C’est ainsi qu’au Gabon, dans le cadre de l’élection présidentielle de 2009, Ali Bongo aurait été élu avec 2 millions de voix, alors que le recensement du pays faisait état d’une population de 1,4 millions d’habitants. De même, la distribution de cartes électorales peut être conditionnée par la volonté du pouvoir (exclusion de la diaspora, des bi-nationaux etc). Ces deux mesures permettent aux autorités d’agir à la fois sur le nombre de voix comptabilisées, et sur l’orientation des votes, à travers l’éviction d’électeurs ou de régions électorales hostiles au pouvoir en place. En Côte d’Ivoire notamment, l’introduction du « concept d’ivoirité » au début des années 2000, a permis le développement d’une discrimination de masse à l’encontre d’une partie de la population dont les membres étaient considérés comme étant de « mauvais ivoiriens ».

Cette mesure visait notamment à interdire l’éligibilité aux élections présidentielles d’opposants tels qu’Alassane Ouattara. Autre exemple, en Gambie, où un scrutin est prévu pour novembre, la modification de la loi électorale survenue en avril dernier a soulevé l’indignation de la population, en proclamant que tout candidat devrait verser 500 000 dalasi (plus de 11  000 euros) et rassembler le soutien de 10 000 citoyens, pour pouvoir participer aux élections.

Enfin, les commissions électorales dites indépendantes, créées dans de nombreux pays d’Afrique afin de remplacer les Ministères de l’intérieur comme acteur principaux du système électoral, restent souvent inféodées au pouvoir en place (bien souvent à l’origine de la nomination de ses membres), et permettent de conférer une légitimité apparente au scrutin.

Communauté internationale : entre impuissance et risque d’ingérence

Le Gabon ne fait pas exception à la règle, et la communauté occidentale, notamment l’Union européenne, demande à ce que la lumière soit faite sur les résultats. Cependant, sa marge de manœuvre est limitée, son intervention souvent illégitime, et son impuissance, avérée. Ainsi, au Congo-Brazaville, plus de 4 mois après les élections présidentielles qui ont porté à nouveau au pouvoir Denis Sassou Nguesso, les candidats déchus continuent de dénoncer ce qu’ils qualifient de « holp up électoral ».

Les interventions extérieures dans un contexte électoral surviennent souvent a posteriori de l’annonce des résultats, et se traduisent par l’envoi de médiateurs ou de forces militaires pour contenir les violences. Les organisations internationales, telles que l’ONU, tentent parfois d’agir en amont, à travers l’envoi d’observateurs chargés de vérifier la légalité du processus électoral, mais sont confrontées aux difficultés locales (accès aux bureaux de vote, corruption ancrée dans l’ensemble des composantes du processus etc), et à l’absence de moyens d’action concrets.

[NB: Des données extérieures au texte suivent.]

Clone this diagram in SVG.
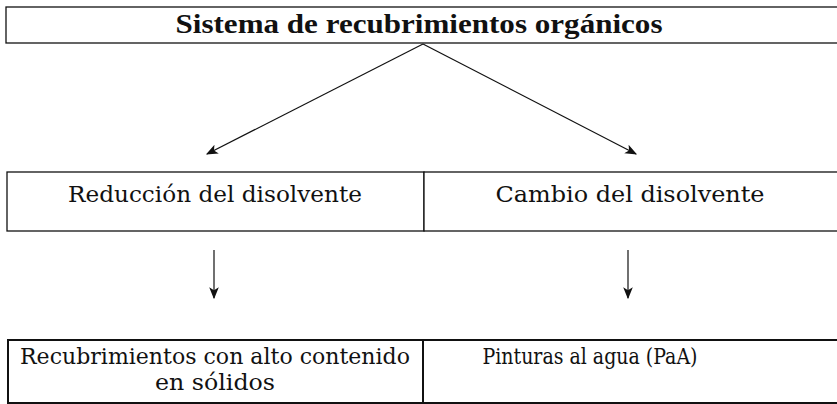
<svg xmlns="http://www.w3.org/2000/svg" width="837" height="404" viewBox="0 0 837 404">
<style>
.box{fill:#fff;stroke:#111;stroke-width:1.3}
.bbox{fill:#fff;stroke:#111;stroke-width:2}
.t{font-family:"DejaVu Serif","Liberation Serif",serif;font-size:23px;fill:#111;text-anchor:middle}
.tb{font-family:"Liberation Serif","DejaVu Serif",serif;font-weight:bold;font-size:27px}
.c{stroke:#111;stroke-width:1.2;fill:none}
</style>
<defs>
<marker id="ah" viewBox="0 0 10 10" refX="9" refY="5" markerWidth="12" markerHeight="12" markerUnits="userSpaceOnUse" orient="auto">
<path d="M0,1 L10,5 L0,9 L2.5,5 Z" fill="#111"/>
</marker>
</defs>
<rect width="837" height="404" fill="#fff"/>
<g id="top">
<rect class="box" x="6" y="7" width="840" height="36"/>
<text class="t tb" x="419" y="33" textLength="487" lengthAdjust="spacingAndGlyphs">Sistema de recubrimientos orgánicos</text>
</g>
<g id="reduccion">
<rect class="box" x="7" y="172" width="417" height="59"/>
<text class="t" x="215" y="202" textLength="294" lengthAdjust="spacingAndGlyphs">Reducción del disolvente</text>
</g>
<g id="cambio">
<rect class="box" x="424" y="172" width="420" height="59"/>
<text class="t" x="630" y="202" textLength="269" lengthAdjust="spacingAndGlyphs">Cambio del disolvente</text>
</g>
<g id="solidos">
<rect class="bbox" x="8" y="340" width="415" height="63"/>
<text class="t" x="215" y="364" textLength="390" lengthAdjust="spacingAndGlyphs">Recubrimientos con alto contenido</text>
<text class="t" x="215" y="390" textLength="120" lengthAdjust="spacingAndGlyphs">en sólidos</text>
</g>
<g id="pinturas">
<rect class="bbox" x="423" y="340" width="420" height="63"/>
<text class="t" x="590" y="364" textLength="215" lengthAdjust="spacingAndGlyphs">Pinturas al agua (PaA)</text>
</g>
<g id="connectors">
<line class="c" x1="423" y1="44" x2="207" y2="154" marker-end="url(#ah)"/>
<line class="c" x1="423" y1="44" x2="636" y2="154" marker-end="url(#ah)"/>
<line class="c" x1="214" y1="250" x2="214" y2="298" marker-end="url(#ah)"/>
<line class="c" x1="628" y1="250" x2="628" y2="298" marker-end="url(#ah)"/>
</g>
</svg>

Une instabilité électorale héritée de la colonisation ? 

L’organisation d’élections libres dans les pays occidentaux est le fruit d’un facteur majeur : l’imprégnation de la démocratie dans les règles juridiques qui encadrent le processus électoral et l’adaptation de ces règles aux spécificités nationales et locales. C’est probablement ce qui fait défaut à certains pays du continent africain. Les règles électorales, souvent issues de l’héritage juridique lié à la colonisation, n’ont pas fait l’objet d’un modelage aux conditions démographiques et culturelles de pays, et ne sont souvent qu’un simulacre de démocratie à destination du regard du monde.

L’introduction d’un modèle juridique dans des pays qui ne disposaient pas des conditions nécessaires à son bon fonctionnement, et dont la nécessité était d’élaborer leur propre modèle, a entraîné le développement d’une violation systématique des règles en place, et à l’immixtion de la corruption à tous les niveaux de la hiérarchie politique. Cette dernière est notamment permise par les difficultés économiques et encouragée par les inégalités qui minent les populations.

Cependant, malgré un bilan critique, les difficultés rencontrées par certains pays s’opposent aux efforts réalisés par des Etats devenus des exemples pour le continent africain, tels que le Sénégal, le Bénin, le Burkina Faso, ou les élections se sont déroulées presque sans heurts. La création d’un modèle électoral et le respect de ce dernier par les autorités est donc le fruit d’un processus long, que la communauté internationale doit tenter de réguler et d’encourager à chaque scrutin.